Lucie Arnaz
I Got the Job! Songs from My Musical Past
Musical Instrument Museum Music Theatre, Phoenix, AZ, March 4, 2024
Reviewed by Lynn Timmons Edwards
Born into show business royalty, Lucie Arnaz is the definition of a working singer/actor. Her most recent cabaret focuses on her reflection of her working life going back to the six years (1968-74) during which she co-starred with her mother Lucille Ball on Here’s Lucy. Her mother’s best friend Vivian Vance mentored her and gave her the confidence to go after anything she dreamed of doing. Her love of Broadway goes back to 1960 when the nine-year-old watched her mother star in Wildcat. Ball built a stage in the family’s garage where a who’s who of Beverly Hills neighbors came around to see the young thespians.
Arnaz opened with the verse from Irving Berlin’s “There’s No Business Like Show Business” coupled with “A Lot of Livin’ to Do.” Arnaz has her own sound that I would describe as “a middle-mix Broadway belt that is easy on the ear.” She chose songs that she loves, and the best ones came from her work on Broadway and in national tours. She appeared in the national tour of Seesaw with Michael Bennett (the year before he created A Chorus Line), and offered what I think is the best song from the show, “Poor Everybody Else.” She is every bit her mother’s comedienne, telling stories in an extemporaneous style with timing and facial expressions that cannot be rehearsed and come from natural talent.
Arnaz has been married to Lawrence Luckenbill since 1980, and their blended family has five children and three grandchildren. That does not stop her from taking her show on the road at age 72. She looks healthy, much younger than her age, and she glides across the stage alternating between standing at the mic or holding it while she looks directly at the audience.
She spent the summer of 1978 at the Jones Beach Playhouse starring with Harve Presnell in Annie Get Your Gun, during which time she auditioned for the lead in a new Broadway show based on the real-life partnership of Carole Bayer Sager (lyrics) and Marvin Hamlisch (music). As she launched into that show’s title song, “They’re Playing Our Song,” I was taken back to the original production; Arnaz is still absolutely perfect in the part. She could not say enough nice things about Hamlisch’s wit and generosity, and she credited him with teaching her to respect the instrument that she had been given. I suspect that the seeds of her brilliant cabaret skill were planted during that time. She cracked up the audience with her story about the Broadway previews of the show. Hamlisch and Sager tried to change the 11 o’clock number, but they eventually come back to the original, “I Believe in Love,” which Arnaz delivered using the perfect heartfelt belt. She won the Theatre World Award and the Los Angeles Drama Critics Circle for Best Actress for her portrayal of the lead character, Sonia Walsk.

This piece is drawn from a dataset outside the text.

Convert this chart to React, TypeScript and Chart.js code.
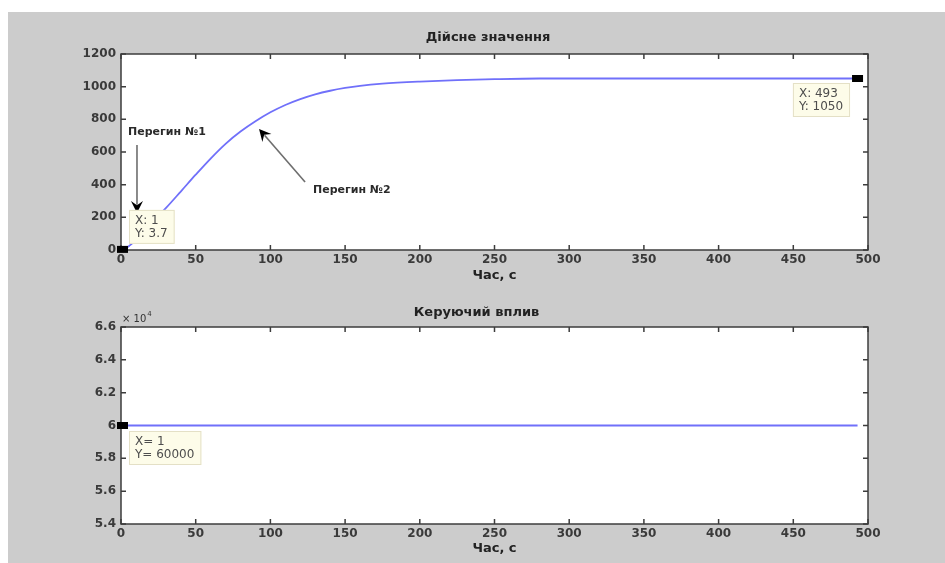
import React, { useEffect, useRef } from 'react';
import { Chart, registerables } from 'chart.js';

Chart.register(...registerables);

// ---------- data ----------
const topTitle = 'Дійсне значення';
const bottomTitle = 'Керуючий вплив';
const xAxisTitle = 'Час, с';

const topTime = [1, 5, 10, 15, 20, 25, 30, 40, 50, 60, 70, 80, 90, 100, 110, 120, 130, 140, 150, 160, 175, 200, 225, 250, 280, 350, 420, 493];
const topValue = [3.7, 22, 62, 110, 160, 208, 256, 358, 461, 560, 650, 725, 788, 843, 888, 924, 953, 975, 992, 1005, 1018, 1031, 1040, 1046, 1050, 1050, 1050, 1050];

const bottomTime = [1, 100, 200, 300, 400, 493];
const bottomValue = [60000, 60000, 60000, 60000, 60000, 60000];

const xTicks = [0, 50, 100, 150, 200, 250, 300, 350, 400, 450, 500];
const topYTicks = [0, 200, 400, 600, 800, 1000, 1200];
const bottomYTicks = [54000, 56000, 58000, 60000, 62000, 64000, 66000];
const bottomExponent = '4';

const annotationLabels = ['Перегин №1', 'Перегин №2'];
const annotationTextX = [4.7, 128.5];
const annotationTextY = [722, 367];
const arrowFromX = [10.7, 123.2];
const arrowFromY = [643, 416];
const arrowToX = [10.7, 92.4];
const arrowToY = [226, 741];

// ---------- styles ----------
const FONT = '"DejaVu Sans", "Liberation Sans", Arial, sans-serif';
const AXIS_COLOR = '#3c3c3c';
const TICK_COLOR = '#3a3a3a';
const TITLE_COLOR = '#222222';
const LINE_COLOR = 'rgb(112,112,250)';

type Tip = { index: number; place: 'upRight' | 'downLeft' | 'downRight'; sep: string };

function drawTip(ctx: CanvasRenderingContext2D, px: number, py: number, lines: string[], place: Tip['place']) {
  ctx.save();
  ctx.font = `12px ${FONT}`;
  const w = Math.max(...lines.map((l) => ctx.measureText(l).width)) + 13;
  const h = 34;
  let bx = px + 6.5;
  let by = py + 5.5;
  if (place === 'upRight') { bx = px + 6.5; by = py - 5.5 - h; }
  if (place === 'downLeft') { bx = px - 7.5 - w; by = py + 4.5; }
  ctx.fillStyle = '#fdfce9';
  ctx.fillRect(bx, by, w, h);
  ctx.strokeStyle = '#e4e0c6';
  ctx.lineWidth = 1;
  ctx.strokeRect(bx + 0.5, by + 0.5, w - 1, h - 1);
  ctx.fillStyle = '#4d4d4d';
  ctx.textBaseline = 'middle';
  ctx.textAlign = 'left';
  lines.forEach((l, i) => ctx.fillText(l, bx + 6, by + 10.5 + i * 13));
  ctx.fillStyle = '#000';
  ctx.fillRect(px - 5.5, py - 3.5, 11, 7);
  ctx.restore();
}

function drawArrow(ctx: CanvasRenderingContext2D, x1: number, y1: number, x2: number, y2: number) {
  const a = Math.atan2(y2 - y1, x2 - x1);
  const c = Math.cos(a), s = Math.sin(a);
  const len = 12, half = 6;
  ctx.save();
  ctx.strokeStyle = '#6e6e6e';
  ctx.lineWidth = 1.6;
  ctx.beginPath();
  ctx.moveTo(x1, y1);
  ctx.lineTo(x2 - c * len * 0.7, y2 - s * len * 0.7);
  ctx.stroke();
  ctx.fillStyle = '#000';
  ctx.beginPath();
  ctx.moveTo(x2, y2);
  ctx.lineTo(x2 - c * len - s * half, y2 - s * len + c * half);
  ctx.lineTo(x2 - c * len * 0.65, y2 - s * len * 0.65);
  ctx.lineTo(x2 - c * len + s * half, y2 - s * len - c * half);
  ctx.closePath();
  ctx.fill();
  ctx.restore();
}

type Cfg = {
  times: number[];
  values: number[];
  yMin: number;
  yMax: number;
  yTicks: number[];
  yFormat: (v: number) => string;
  title: string;
  titlePad: { top: number; bottom: number };
  xTitlePadBottom: number;
  leftWidth: number;
  rightWidth: number;
  xHeight: number;
  tips: Tip[];
  annotations: boolean;
  exponent?: string;
};

function makeChart(canvas: HTMLCanvasElement, cfg: Cfg) {
  const tickFont = { family: FONT, size: 12, weight: 'bold' as const };
  const plugin = {
    id: 'matlabAxes',
    beforeDraw(chart: any) {
      const { ctx, chartArea: { left, top, right, bottom } } = chart;
      ctx.save();
      ctx.fillStyle = '#ffffff';
      ctx.fillRect(left, top, right - left, bottom - top);
      ctx.restore();
    },
    afterDatasetsDraw(chart: any) {
      const { ctx, chartArea: { left, top, right, bottom } } = chart;
      const xs = chart.scales.x;
      const ys = chart.scales.y;
      const data = chart.data.datasets[0].data as { x: number; y: number }[];

      if (cfg.annotations) {
        annotationLabels.forEach((label, i) => {
          drawArrow(
            ctx,
            xs.getPixelForValue(arrowFromX[i]), ys.getPixelForValue(arrowFromY[i]),
            xs.getPixelForValue(arrowToX[i]), ys.getPixelForValue(arrowToY[i])
          );
          ctx.save();
          ctx.font = `bold 11px ${FONT}`;
          ctx.fillStyle = '#2a2a2a';
          ctx.textBaseline = 'middle';
          ctx.textAlign = 'left';
          ctx.fillText(label, xs.getPixelForValue(annotationTextX[i]), ys.getPixelForValue(annotationTextY[i]));
          ctx.restore();
        });
      }

      ctx.save();
      ctx.strokeStyle = AXIS_COLOR;
      ctx.lineWidth = 1.5;
      ctx.beginPath();
      const len = 5;
      xs.ticks.forEach((t: any) => {
        const p = xs.getPixelForValue(t.value);
        ctx.moveTo(p, bottom); ctx.lineTo(p, bottom - len);
        ctx.moveTo(p, top); ctx.lineTo(p, top + len);
      });
      ys.ticks.forEach((t: any) => {
        const p = ys.getPixelForValue(t.value);
        ctx.moveTo(left, p); ctx.lineTo(left + len, p);
        ctx.moveTo(right, p); ctx.lineTo(right - len, p);
      });
      ctx.stroke();
      ctx.strokeRect(left, top, right - left, bottom - top);
      ctx.restore();

      if (cfg.exponent) {
        ctx.save();
        ctx.fillStyle = '#333';
        ctx.textBaseline = 'middle';
        ctx.textAlign = 'left';
        ctx.font = `10px ${FONT}`;
        ctx.fillText('× 10', left + 1, top - 8);
        const w = ctx.measureText('× 10').width;
        ctx.font = `7px ${FONT}`;
        ctx.fillText(cfg.exponent, left + 2 + w, top - 13);
        ctx.restore();
      }

      cfg.tips.forEach((tip) => {
        const idx = tip.index < 0 ? data.length + tip.index : tip.index;
        const d = data[idx];
        drawTip(
          ctx,
          xs.getPixelForValue(d.x),
          ys.getPixelForValue(d.y),
          [`X${tip.sep}${d.x}`, `Y${tip.sep}${d.y}`],
          tip.place
        );
      });
    },
  };

  return new Chart(canvas, {
    type: 'line',
    data: {
      datasets: [
        {
          data: cfg.times.map((t, i) => ({ x: t, y: cfg.values[i] })),
          borderColor: LINE_COLOR,
          borderWidth: 1.8,
          pointRadius: 0,
          fill: false,
          cubicInterpolationMode: 'monotone',
        },
      ],
    },
    options: {
      responsive: false,
      animation: false,
      devicePixelRatio: 1,
      layout: { padding: 0 },
      plugins: {
        legend: { display: false },
        tooltip: { enabled: false },
        title: {
          display: true,
          text: cfg.title,
          color: TITLE_COLOR,
          font: { family: FONT, size: 13, weight: 'bold' },
          padding: cfg.titlePad,
        },
      },
      scales: {
        x: {
          type: 'linear',
          min: 0,
          max: 500,
          afterBuildTicks: (s: any) => { s.ticks = xTicks.map((v) => ({ value: v })); },
          ticks: { font: tickFont, color: TICK_COLOR, padding: 3, maxRotation: 0, autoSkip: false },
          grid: { display: false, drawTicks: false },
          border: { display: false },
          title: {
            display: true,
            text: xAxisTitle,
            color: TITLE_COLOR,
            font: { family: FONT, size: 13, weight: 'bold' },
            padding: { top: 0, bottom: cfg.xTitlePadBottom },
          },
          afterFit: (s: any) => { s.height = cfg.xHeight; },
        },
        y: {
          type: 'linear',
          min: cfg.yMin,
          max: cfg.yMax,
          afterBuildTicks: (s: any) => { s.ticks = cfg.yTicks.map((v) => ({ value: v })); },
          ticks: { font: tickFont, color: TICK_COLOR, padding: 5, callback: (v: any) => cfg.yFormat(Number(v)) },
          grid: { display: false, drawTicks: false },
          border: { display: false },
          afterFit: (s: any) => { s.width = cfg.leftWidth; },
        },
        y2: {
          type: 'linear',
          position: 'right',
          display: true,
          ticks: { display: false },
          grid: { display: false, drawTicks: false },
          border: { display: false },
          afterFit: (s: any) => { s.width = cfg.rightWidth; },
        },
      },
    },
    plugins: [plugin],
  } as any);
}

export default function App() {
  const topRef = useRef<HTMLCanvasElement>(null);
  const botRef = useRef<HTMLCanvasElement>(null);

  useEffect(() => {
    const top = makeChart(topRef.current!, {
      times: topTime,
      values: topValue,
      yMin: 0,
      yMax: 1200,
      yTicks: topYTicks,
      yFormat: (v) => String(v),
      title: topTitle,
      titlePad: { top: 18.2, bottom: 8.2 },
      xTitlePadBottom: 8.2,
      leftWidth: 113,
      rightWidth: 100,
      xHeight: 42,
      tips: [
        { index: 0, place: 'upRight', sep: ': ' },
        { index: -1, place: 'downLeft', sep: ': ' },
      ],
      annotations: true,
    });
    const bottom = makeChart(botRef.current!, {
      times: bottomTime,
      values: bottomValue,
      yMin: 54000,
      yMax: 66000,
      yTicks: bottomYTicks,
      yFormat: (v) => String(Math.round(v / 1000) / 10),
      title: bottomTitle,
      titlePad: { top: 13.2, bottom: 6.2 },
      xTitlePadBottom: 6.7,
      leftWidth: 113,
      rightWidth: 77,
      xHeight: 39,
      tips: [{ index: 0, place: 'downRight', sep: '= ' }],
      annotations: false,
      exponent: bottomExponent,
    });
    return () => {
      top.destroy();
      bottom.destroy();
    };
  }, []);

  return (
    <div
      style={{
        position: 'absolute',
        left: 8,
        top: 12,
        width: 937,
        height: 551,
        background: '#cccccc',
        overflow: 'hidden',
      }}
    >
      <canvas ref={topRef} width={960} height={280} style={{ position: 'absolute', left: 0, top: 0, width: 960, height: 280 }} />
      <canvas ref={botRef} width={937} height={271} style={{ position: 'absolute', left: 0, top: 280, width: 937, height: 271 }} />
    </div>
  );
}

In 1999, she moved to London to perform in John Dempsey’s musical based on the film The Witches of Eastwick for 18 months. I admit I had never heard anything from the show, and she delivered the hysterical character song “Who’s the Man,” which was replaced as the show was evolved. She also sang the more serious “Loose Ends.” Both songs work as standalone cabaret songs. “What Was a Woman to Do” (from Dirty Rotten Scandals) sat perfectly in her voice. In 2006, she had replaced Joanna Gleason in that show on Broadway. One of her funniest moments came when she sang “Wherever He Ain’t” from her work in a revival of Jerry Herman and Michael Stewart’s Mack and Mabel. She has the gift of song-speak and delivers every lyric conversationally and right on pitch.
Arnaz collaborated with Tommy Tune a few times, including opposite him in a production of the Gershwin musical of My One and Only. From that show, she gave us the Gershwin classic “Nice Work if You Can Get It,” not as a jazz tune but as a character-driven piece of musical theater, and she gave her brilliant music director and accompanist Ron Abel credit for the arrangement. Abel has his own litany of musical theater credentials; he was the composer of Hazel, A Musical Maid in America that starred Klea Blackhurst and which premiered in Chicago in 2016. Arnaz directed the early workshops of the piece, and she passionately delivered a song sung by Hazel, who (unlike the TV character) finds a love of her own. Before making her recent cabaret appearances, she had spent seven months in the national tour of the acrobatic revival of Pippin (Stephen Schwartz), and she closed with her tour de force “Time to Start Living.” After thanking Abel and the MIM staff, she came full circle by ending her show with a reprise of “There’s No Business Like Show Business.”